Projected £42 CPA versus £67 industry average
The affiliate-weighted launch mix Gaming Mind recommended prices the entry cohort meaningfully below the market average for licensed German acquisition. The benchmark comparison — built from observable competitor spend patterns and affiliate rate data — gave Lena a defensible number to anchor the board's CPA expectations rather than a spreadsheet assumption.
Localisation gap caught before creative deployment
The compliance gap analysis identified three categories of UK creative that would have required remediation after launch rather than before. The slots promotional content issue alone — estimated 22–28% conversion penalty if deployed uncorrected — represented a material risk to Phase 1 CPA assumptions. Identifying it during planning rather than in live campaign data saved both budget and time-to-optimise.
First-mover affiliate relationships prioritised
The competitive analysis showed that German affiliate market density is still building under the new licensing regime. Gaming Mind flagged this explicitly as a perishable cost advantage: the operators who sign affiliate agreements now, before the market matures, lock in CPA rates that will increase as more licensed operators compete for the same traffic. Lena moved affiliate outreach to the top of the Phase 1 critical path as a direct result.

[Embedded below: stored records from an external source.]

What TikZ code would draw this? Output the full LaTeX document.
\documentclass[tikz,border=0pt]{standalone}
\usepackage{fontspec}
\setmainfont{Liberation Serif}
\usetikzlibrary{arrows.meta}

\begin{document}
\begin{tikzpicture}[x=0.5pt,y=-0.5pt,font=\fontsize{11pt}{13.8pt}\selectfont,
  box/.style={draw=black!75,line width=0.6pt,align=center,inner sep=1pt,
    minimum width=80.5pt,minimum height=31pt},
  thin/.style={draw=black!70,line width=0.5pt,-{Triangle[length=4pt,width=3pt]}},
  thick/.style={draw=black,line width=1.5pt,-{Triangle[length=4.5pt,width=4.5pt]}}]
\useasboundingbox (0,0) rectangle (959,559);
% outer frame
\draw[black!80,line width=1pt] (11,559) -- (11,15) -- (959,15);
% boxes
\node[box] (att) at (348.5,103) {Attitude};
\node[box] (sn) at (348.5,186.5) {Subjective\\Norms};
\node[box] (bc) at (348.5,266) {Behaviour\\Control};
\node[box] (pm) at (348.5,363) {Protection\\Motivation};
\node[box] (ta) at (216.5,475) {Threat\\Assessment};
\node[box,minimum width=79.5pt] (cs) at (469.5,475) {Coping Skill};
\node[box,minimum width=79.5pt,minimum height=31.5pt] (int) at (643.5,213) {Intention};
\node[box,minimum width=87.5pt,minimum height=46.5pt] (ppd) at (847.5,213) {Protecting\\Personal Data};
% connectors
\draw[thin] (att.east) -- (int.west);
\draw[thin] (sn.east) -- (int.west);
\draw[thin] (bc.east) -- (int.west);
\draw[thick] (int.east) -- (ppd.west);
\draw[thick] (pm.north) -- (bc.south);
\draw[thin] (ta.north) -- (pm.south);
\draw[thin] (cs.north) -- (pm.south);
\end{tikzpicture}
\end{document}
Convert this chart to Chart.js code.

"I walked into that session with a board mandate and no plan. Twenty-five minutes later I had three budget scenarios with LTV projections, a competitive map, a localisation gap report, and a phased launch structure the board could actually approve. The German player data we had sitting in our own affiliate network — 847 players, 37% higher LTV than UK average — I had no idea that existed before this session. That alone changed the entire framing of the pitch."